A Framework for Modeling of Stress-Strain Hysteresis Response of Brittle Matrix Composites under Fatigue Loading

摘要

All brittle matrix composites (BMCs), including unidirectional fiber-reinforced, cross-ply laminated, and woven fabric ones, normally exhibit characteristic stress-strain hysteresis-loop behaviors with progression of matrix microcracking under monotonically and cyclic loading. These characteristic behaviors include gradual change and/or abrupt kinks in secant modulus during loading, unloading or reloading path of a hysteresis loop, and overall change in hysteresis loop shapes under progressive cyclic loading. Through the analyses using a shear-lag model, it has been shown that the hysteresis is caused by irreversible internal friction in the debonded interfacial area, and the interfacial debonding in turn is induced by transverse matrix microcracking. However, that the shear-lag model over-simplifies the real condition, for example, by assuming a complete crack in matrix, which is equivalent to the complete loss of normal-load-carrying capability of matrix due to the imposed periodicity condition of a unit cell representing the composite. However, during the progressive damage process, matrix with microcracking may continue to hold a residual strength due to irregularity of a microcrack network and other physical factors. More recently, Yang and Mall have considered the effects of residual strength of a damaged constituent by incorporating a generally nontrivial cohesive force across crack surfaces in a unit-cell representation.

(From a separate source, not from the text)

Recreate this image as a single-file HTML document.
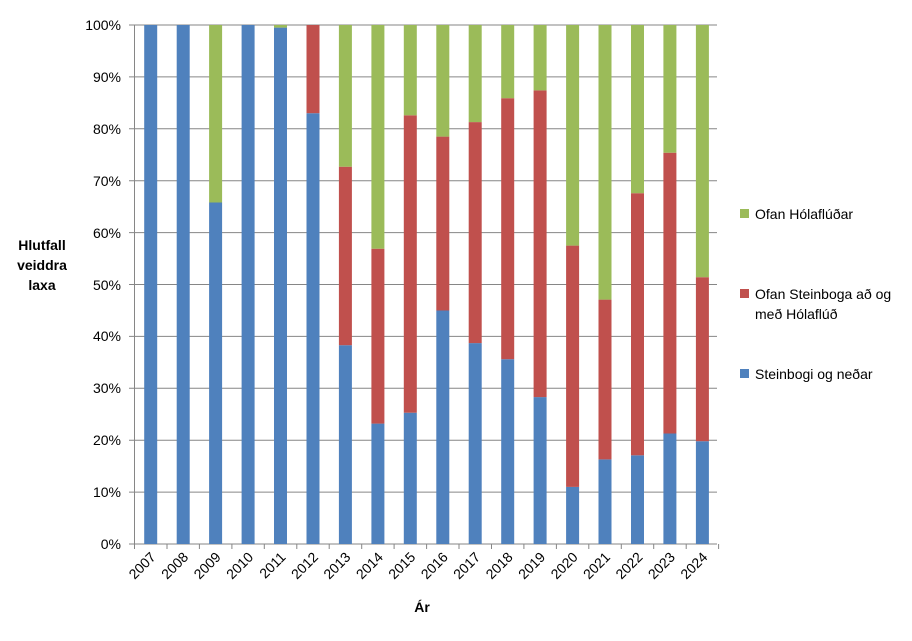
<!DOCTYPE html>
<html><head><meta charset="utf-8"><style>body{margin:0;background:#fff}svg text{font-family:"Liberation Sans",Calibri,sans-serif;fill:#000;font-size:14px}</style></head>
<body>
<svg width="912" height="636" xmlns="http://www.w3.org/2000/svg">
<g stroke="#868686" stroke-width="1">
<line x1="129" x2="717" y1="544" y2="544"/><line x1="129" x2="717" y1="492.1" y2="492.1"/><line x1="129" x2="717" y1="440.2" y2="440.2"/><line x1="129" x2="717" y1="388.3" y2="388.3"/><line x1="129" x2="717" y1="336.4" y2="336.4"/><line x1="129" x2="717" y1="284.5" y2="284.5"/><line x1="129" x2="717" y1="232.6" y2="232.6"/><line x1="129" x2="717" y1="180.7" y2="180.7"/><line x1="129" x2="717" y1="128.8" y2="128.8"/><line x1="129" x2="717" y1="76.9" y2="76.9"/><line x1="129" x2="717" y1="25" y2="25"/>
<line x1="134.5" x2="134.5" y1="25" y2="549"/>
</g>
<g text-anchor="end">
<text x="121" y="549">0%</text><text x="121" y="497">10%</text><text x="121" y="445">20%</text><text x="121" y="393">30%</text><text x="121" y="341">40%</text><text x="121" y="290">50%</text><text x="121" y="238">60%</text><text x="121" y="186">70%</text><text x="121" y="134">80%</text><text x="121" y="82">90%</text><text x="121" y="30">100%</text>
</g>
<g>
<rect x="144.2" y="25" width="13" height="519" fill="#4F81BD"/>
<rect x="176.7" y="25" width="13" height="519" fill="#4F81BD"/>
<rect x="209.1" y="202.5" width="13" height="341.5" fill="#4F81BD"/><rect x="209.1" y="25" width="13" height="177.5" fill="#9BBB59"/>
<rect x="241.6" y="25" width="13" height="519" fill="#4F81BD"/>
<rect x="274" y="27.6" width="13" height="516.4" fill="#4F81BD"/><rect x="274" y="25" width="13" height="2.6" fill="#9BBB59"/>
<rect x="306.5" y="113.2" width="13" height="430.8" fill="#4F81BD"/><rect x="306.5" y="25" width="13" height="88.2" fill="#C0504D"/>
<rect x="338.9" y="345.2" width="13" height="198.8" fill="#4F81BD"/><rect x="338.9" y="166.7" width="13" height="178.5" fill="#C0504D"/><rect x="338.9" y="25" width="13" height="141.7" fill="#9BBB59"/>
<rect x="371.4" y="423.6" width="13" height="120.4" fill="#4F81BD"/><rect x="371.4" y="248.7" width="13" height="174.9" fill="#C0504D"/><rect x="371.4" y="25" width="13" height="223.7" fill="#9BBB59"/>
<rect x="403.8" y="412.7" width="13" height="131.3" fill="#4F81BD"/><rect x="403.8" y="115.3" width="13" height="297.4" fill="#C0504D"/><rect x="403.8" y="25" width="13" height="90.3" fill="#9BBB59"/>
<rect x="436.3" y="310.5" width="13" height="233.5" fill="#4F81BD"/><rect x="436.3" y="136.6" width="13" height="173.9" fill="#C0504D"/><rect x="436.3" y="25" width="13" height="111.6" fill="#9BBB59"/>
<rect x="468.7" y="343.1" width="13" height="200.9" fill="#4F81BD"/><rect x="468.7" y="122.1" width="13" height="221" fill="#C0504D"/><rect x="468.7" y="25" width="13" height="97.1" fill="#9BBB59"/>
<rect x="501.2" y="359.2" width="13" height="184.8" fill="#4F81BD"/><rect x="501.2" y="98.2" width="13" height="261" fill="#C0504D"/><rect x="501.2" y="25" width="13" height="73.2" fill="#9BBB59"/>
<rect x="533.6" y="397.1" width="13" height="146.9" fill="#4F81BD"/><rect x="533.6" y="90.4" width="13" height="306.7" fill="#C0504D"/><rect x="533.6" y="25" width="13" height="65.4" fill="#9BBB59"/>
<rect x="566.1" y="486.9" width="13" height="57.1" fill="#4F81BD"/><rect x="566.1" y="245.6" width="13" height="241.3" fill="#C0504D"/><rect x="566.1" y="25" width="13" height="220.6" fill="#9BBB59"/>
<rect x="598.5" y="459.4" width="13" height="84.6" fill="#4F81BD"/><rect x="598.5" y="299.6" width="13" height="159.8" fill="#C0504D"/><rect x="598.5" y="25" width="13" height="274.6" fill="#9BBB59"/>
<rect x="631" y="455.3" width="13" height="88.7" fill="#4F81BD"/><rect x="631" y="193.2" width="13" height="262.1" fill="#C0504D"/><rect x="631" y="25" width="13" height="168.2" fill="#9BBB59"/>
<rect x="663.4" y="433.5" width="13" height="110.5" fill="#4F81BD"/><rect x="663.4" y="152.7" width="13" height="280.8" fill="#C0504D"/><rect x="663.4" y="25" width="13" height="127.7" fill="#9BBB59"/>
<rect x="695.9" y="441.2" width="13" height="102.8" fill="#4F81BD"/><rect x="695.9" y="277.2" width="13" height="164" fill="#C0504D"/><rect x="695.9" y="25" width="13" height="252.2" fill="#9BBB59"/>
</g>
<g stroke="#868686">
<line x1="167" x2="167" y1="544" y2="549"/><line x1="199.4" x2="199.4" y1="544" y2="549"/><line x1="231.9" x2="231.9" y1="544" y2="549"/><line x1="264.3" x2="264.3" y1="544" y2="549"/><line x1="296.8" x2="296.8" y1="544" y2="549"/><line x1="329.2" x2="329.2" y1="544" y2="549"/><line x1="361.7" x2="361.7" y1="544" y2="549"/><line x1="394.1" x2="394.1" y1="544" y2="549"/><line x1="426.6" x2="426.6" y1="544" y2="549"/><line x1="459" x2="459" y1="544" y2="549"/><line x1="491.5" x2="491.5" y1="544" y2="549"/><line x1="523.9" x2="523.9" y1="544" y2="549"/><line x1="556.4" x2="556.4" y1="544" y2="549"/><line x1="588.8" x2="588.8" y1="544" y2="549"/><line x1="621.3" x2="621.3" y1="544" y2="549"/><line x1="653.7" x2="653.7" y1="544" y2="549"/><line x1="686.2" x2="686.2" y1="544" y2="549"/><line x1="718.6" x2="718.6" y1="544" y2="549"/>
</g>
<g text-anchor="end">
<text transform="translate(156.7,558) rotate(-45)">2007</text>
<text transform="translate(189.2,558) rotate(-45)">2008</text>
<text transform="translate(221.6,558) rotate(-45)">2009</text>
<text transform="translate(254.1,558) rotate(-45)">2010</text>
<text transform="translate(286.5,558) rotate(-45)">2011</text>
<text transform="translate(319,558) rotate(-45)">2012</text>
<text transform="translate(351.4,558) rotate(-45)">2013</text>
<text transform="translate(383.9,558) rotate(-45)">2014</text>
<text transform="translate(416.3,558) rotate(-45)">2015</text>
<text transform="translate(448.8,558) rotate(-45)">2016</text>
<text transform="translate(481.2,558) rotate(-45)">2017</text>
<text transform="translate(513.7,558) rotate(-45)">2018</text>
<text transform="translate(546.1,558) rotate(-45)">2019</text>
<text transform="translate(578.6,558) rotate(-45)">2020</text>
<text transform="translate(611,558) rotate(-45)">2021</text>
<text transform="translate(643.5,558) rotate(-45)">2022</text>
<text transform="translate(675.9,558) rotate(-45)">2023</text>
<text transform="translate(708.4,558) rotate(-45)">2024</text>
</g>
<text x="422" y="612" font-weight="bold" text-anchor="middle">Ár</text>
<g font-weight="bold" text-anchor="middle"><text x="42" y="250">Hlutfall</text><text x="42" y="270">veiddra</text><text x="42" y="290">laxa</text></g>
<rect x="740" y="209" width="9" height="9" fill="#9BBB59"/><text x="755" y="219">Ofan Hólaflúðar</text>
<rect x="740" y="289" width="9" height="9" fill="#C0504D"/><text x="755" y="299">Ofan Steinboga að og</text><text x="755" y="319">með Hólaflúð</text>
<rect x="740" y="369" width="9" height="9" fill="#4F81BD"/><text x="755" y="379">Steinbogi og neðar</text>
</svg>
</body></html>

This was referred to as a cohesive-shear-lag model, as an alternate to the shear-lag model. When the cohesive force diminishes, the cohesive-shear-lag model reduces to a shear-lag model. Yang and Mall have further generalized the cohesive-shear-lag model by incorporating damages in both weak and strong constituents for the application to the all class of BMCs undergoing transverse microcracking, interfacial debonding and frictional sliding. They have applied the cohesive-shear-lag model to the CMCs and validated the idea of introducing a residual strength to damaged constituent. The present work, as a extension to the previous works, is intended to examine detailed features of a stress-strain hysteresis loop predicted by the cohesive-shear-lag model and to investigate how its features are affected by the deformation/damage processes in BMCs under progressive loading.